Extraction has not remained constant. It has intensified, expanded, and mutated. Twenty years ago, extraction in schools was primarily material: funding cuts, standardized testing, and punitive discipline. It was harmful, but it was visible. Children were pressured academically, teachers were overworked, and families felt the strain, but the mechanisms were straightforward and widely acknowledged.
A decade ago, extraction shifted into ideology. Schools adopted the language of social‑emotional learning, trauma‑informed practice, and inclusion, but without the structural support required to make those commitments real. This created a new form of extraction: emotional extraction. Children were asked to self‑regulate in environments where adults were not required to do the same. Vulnerability became something demanded from students but not modeled by teachers. The rhetoric of care became a tool for compliance rather than connection.
In the last five years, extraction has become performative. Schools now market themselves as safe, inclusive, and emotionally attuned, even as children encounter adults who deny diagnoses, shame neurodivergent students, and punish trauma responses. The contradiction between what schools say and what children experience creates a deeper form of harm: the extraction of belief. Children are taught to doubt their own perceptions, reinterpret their distress as misbehavior, and internalize the failures of the system as personal shortcomings.

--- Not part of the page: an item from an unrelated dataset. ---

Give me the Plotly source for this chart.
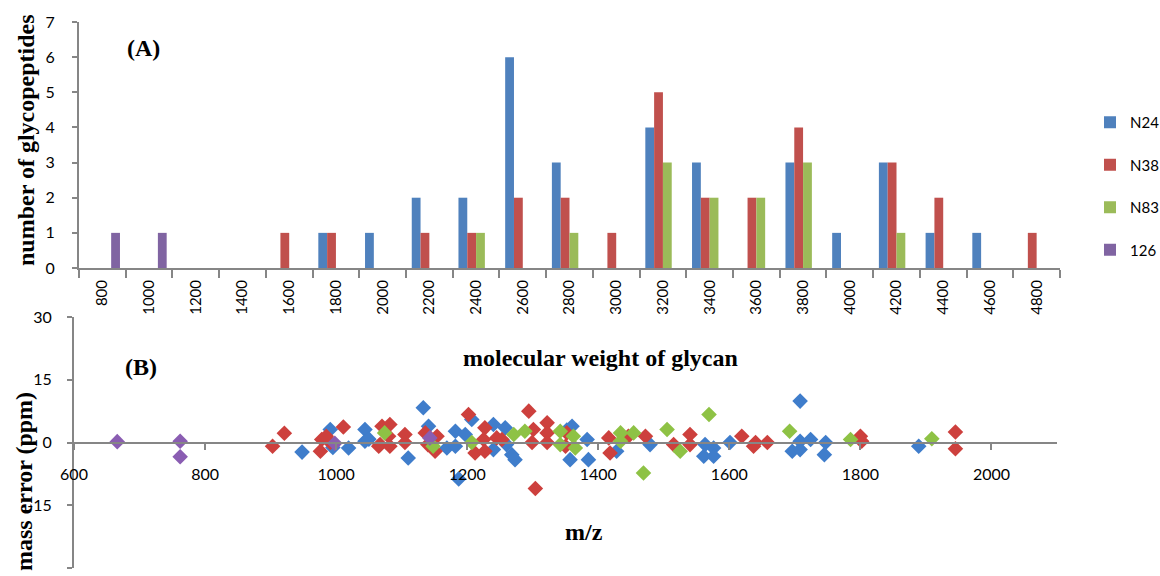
import plotly.graph_objects as go

# ---------------- data: panel A ----------------
mw_categories = ["800", "1000", "1200", "1400", "1600", "1800", "2000", "2200", "2400", "2600",
                 "2800", "3000", "3200", "3400", "3600", "3800", "4000", "4200", "4400", "4600", "4800"]
n24_counts = [0, 0, 0, 0, 0, 1, 1, 2, 2, 6, 3, 0, 4, 3, 0, 3, 1, 3, 1, 1, 0]
n38_counts = [0, 0, 0, 0, 1, 1, 0, 1, 1, 2, 2, 1, 5, 2, 2, 4, 0, 3, 2, 0, 1]
n83_counts = [0, 0, 0, 0, 0, 0, 0, 0, 1, 0, 1, 0, 3, 2, 2, 3, 0, 1, 0, 0, 0]
s126_counts = [1, 1, 0, 0, 0, 0, 0, 0, 0, 0, 0, 0, 0, 0, 0, 0, 0, 0, 0, 0, 0]
series_names = ["N24", "N38", "N83", "126"]

# ---------------- data: panel B ----------------
n24_mz = [948, 991, 995, 1019, 1044, 1044, 1050, 1110, 1133, 1141, 1169, 1182, 1182, 1187, 1197,
          1207, 1240, 1240, 1258, 1260, 1268, 1273, 1352, 1360, 1357, 1383, 1385, 1428, 1479, 1563,
          1561, 1576, 1576, 1601, 1708, 1708, 1696, 1708, 1724, 1747, 1745, 1889]
n24_err = [-2.3, 3.1, -1.2, -1.3, 3.1, 0.3, 0.8, -3.7, 8.3, 3.9, -1.3, 2.7, -0.9, -8.7, 1.9,
           5.5, 4.3, -1.7, 3.5, -0.5, -2.9, -4.1, 3.0, 3.9, -4.1, 0.7, -4.1, -2.1, -0.5, -0.5,
           -3.3, -1.3, -3.3, 0.0, 9.9, 0.3, -2.1, -1.7, 0.7, 0.0, -2.9, -0.9]
n38_mz = [903, 921, 978, 976, 991, 985, 1011, 1065, 1070, 1082, 1067, 1082, 1080, 1105, 1105,
          1136, 1154, 1151, 1140, 1202, 1212, 1227, 1225, 1227, 1245, 1253, 1294, 1301, 1299,
          1322, 1322, 1322, 1304, 1352, 1350, 1416, 1418, 1446, 1472, 1515, 1540, 1540, 1619,
          1637, 1640, 1658, 1800, 1802, 1945, 1945]
n38_err = [-0.9, 2.2, 0.7, -2.1, 0.0, 1.5, 3.7, -0.9, 3.9, 4.3, -0.5, -0.9, 1.5, 1.9, 0.0,
           2.3, 1.5, -2.1, -0.5, 6.7, -2.5, 3.5, 0.7, -2.1, 1.1, 0.7, 7.5, 3.1, 0.0,
           4.7, 2.3, 0.0, -11.0, 2.3, -0.9, 1.1, -2.5, 1.5, 1.5, -0.5, 1.9, -0.5, 1.5,
           -0.9, 0.0, 0.0, 1.5, 0.3, 2.5, -1.5]
n83_mz = [1074, 1148, 1207, 1271, 1288, 1342, 1342, 1362, 1365, 1434, 1434, 1454, 1469, 1505,
          1525, 1569, 1692, 1785, 1909]
n83_err = [2.3, -0.9, 0.0, 1.9, 2.7, 2.7, -0.5, 1.5, -1.3, 2.3, 0.3, 2.3, -7.3, 3.1,
           -2.1, 6.7, 2.7, 0.7, 0.9]
s126_mz = [666, 762, 762, 998, 1143]
s126_err = [0.2, 0.3, -3.4, -0.2, 1.1]

bar_colors = ["#4F81BD", "#C0504D", "#9BBB59", "#8064A2"]
dot_colors = ["#3F7DCB", "#CD403D", "#8EC245", "#8A5DB2"]

W, H = 1160, 576
def px_x(p):
    return p / W
def px_y(p):
    return 1 - p / H

fig = go.Figure()

counts = [n24_counts, n38_counts, n83_counts, s126_counts]
for name, vals, col in zip(series_names, counts, bar_colors):
    fig.add_trace(go.Bar(x=mw_categories, y=vals, name=name, marker_color=col,
                         marker_line_width=0, xaxis="x", yaxis="y", legendgroup=name))

scatter_sets = [(n24_mz, n24_err), (n38_mz, n38_err), (n83_mz, n83_err), (s126_mz, s126_err)]
for name, (mz, err), col in zip(series_names, scatter_sets, dot_colors):
    fig.add_trace(go.Scatter(x=mz, y=err, mode="markers", name=name, showlegend=False,
                             marker=dict(symbol="diamond", size=12, color=col, line_width=0),
                             xaxis="x2", yaxis="y2"))

axis_color = "#868686"
tick_font = dict(family="Lato, Liberation Sans, sans-serif", size=16, color="#000000")
title_font = dict(family="Liberation Serif, Times New Roman, serif", size=24, color="#000000")

fig.update_layout(
    width=W, height=H,
    margin=dict(l=0, r=0, t=0, b=0, autoexpand=False),
    paper_bgcolor="white", plot_bgcolor="white",
    barmode="group", bargap=0.246, bargroupgap=0,
    showlegend=True,
    legend=dict(x=px_x(1090), y=px_y(106), xanchor="left", yanchor="top",
                font=dict(family="Lato, Liberation Sans, sans-serif", size=15, color="#000000"),
                itemwidth=30, tracegroupgap=20, bgcolor="rgba(0,0,0,0)"),
    xaxis=dict(domain=[px_x(79), px_x(1060)], anchor="y", type="category",
               range=[-0.5, 20.5], showline=True, linecolor=axis_color, linewidth=2,
               ticks="outside", tickson="boundaries", ticklen=8, tickcolor=axis_color, tickwidth=2,
               tickangle=-90, tickfont=dict(family="Lato, Liberation Sans, sans-serif", size=15, color="#000"),
               showgrid=False, zeroline=False, ticklabelstandoff=4),
    yaxis=dict(domain=[px_y(268), px_y(22)], anchor="x", range=[0, 7], dtick=1,
               showline=True, linecolor=axis_color, linewidth=2, ticks="outside", ticklen=5,
               tickcolor=axis_color, tickwidth=2, tickfont=tick_font, showgrid=False,
               zeroline=False, ticklabelstandoff=14),
    xaxis2=dict(domain=[px_x(74), px_x(1057)], anchor="free", position=px_y(443),
                range=[600, 2100], tickvals=[600, 800, 1000, 1200, 1400, 1600, 1800, 2000],
                showline=True, linecolor=axis_color, linewidth=2, ticks="outside", ticklen=6,
                tickcolor=axis_color, tickwidth=2, tickfont=tick_font, showgrid=False,
                zeroline=False, ticklabelstandoff=11),
    yaxis2=dict(domain=[px_y(568), px_y(317)], anchor="x2", range=[-30, 30],
                tickvals=[30, 15, 0, -15, -30], ticktext=["30", "15", "0", "-15", "-30"],
                showline=True, linecolor=axis_color, linewidth=2, ticks="outside", ticklen=5,
                tickcolor=axis_color, tickwidth=2, tickfont=tick_font, showgrid=False,
                zeroline=False, ticklabelstandoff=12),
)

annots = [
    dict(text="<b>number of glycopeptides</b>", x=px_x(26), y=px_y(140), textangle=-90),
    dict(text="<b>(A)</b>", x=px_x(143), y=px_y(48), textangle=0),
    dict(text="<b>molecular weight of glycan</b>", x=px_x(600), y=px_y(358), textangle=0),
    dict(text="<b>(B)</b>", x=px_x(141), y=px_y(367), textangle=0),
    dict(text="<b>mass error (ppm)</b>", x=px_x(24), y=px_y(482), textangle=-90),
    dict(text="<b>m/z</b>", x=px_x(584), y=px_y(532), textangle=0),
]
for a in annots:
    fig.add_annotation(xref="paper", yref="paper", showarrow=False, xanchor="center",
                       yanchor="middle", font=title_font, **a)

fig.write_html("out.html")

Today, extraction is totalizing. It is cognitive, emotional, relational, and identity‑based. Children are expected to absorb the system’s instability, compensate for adult dysregulation, and navigate environments that claim to be supportive while behaving in ways that are unsafe. Parents are forced to become advocates, documentarians, and protectors in systems that should have safeguarded their children by default. The burden shifts silently from institutions to families, and the cost is carried by the most vulnerable.
The level of extraction has not only increased over the last twenty years—it has become more intimate, more invisible, and more psychologically invasive. What began as structural austerity has evolved into a culture of emotional and ideological extraction that asks children to endure conditions adults refuse to change. This is why the kids aren’t alright. The system has learned to take more while appearing to give more, and the gap between rhetoric and reality has become the space where harm grows unchecked.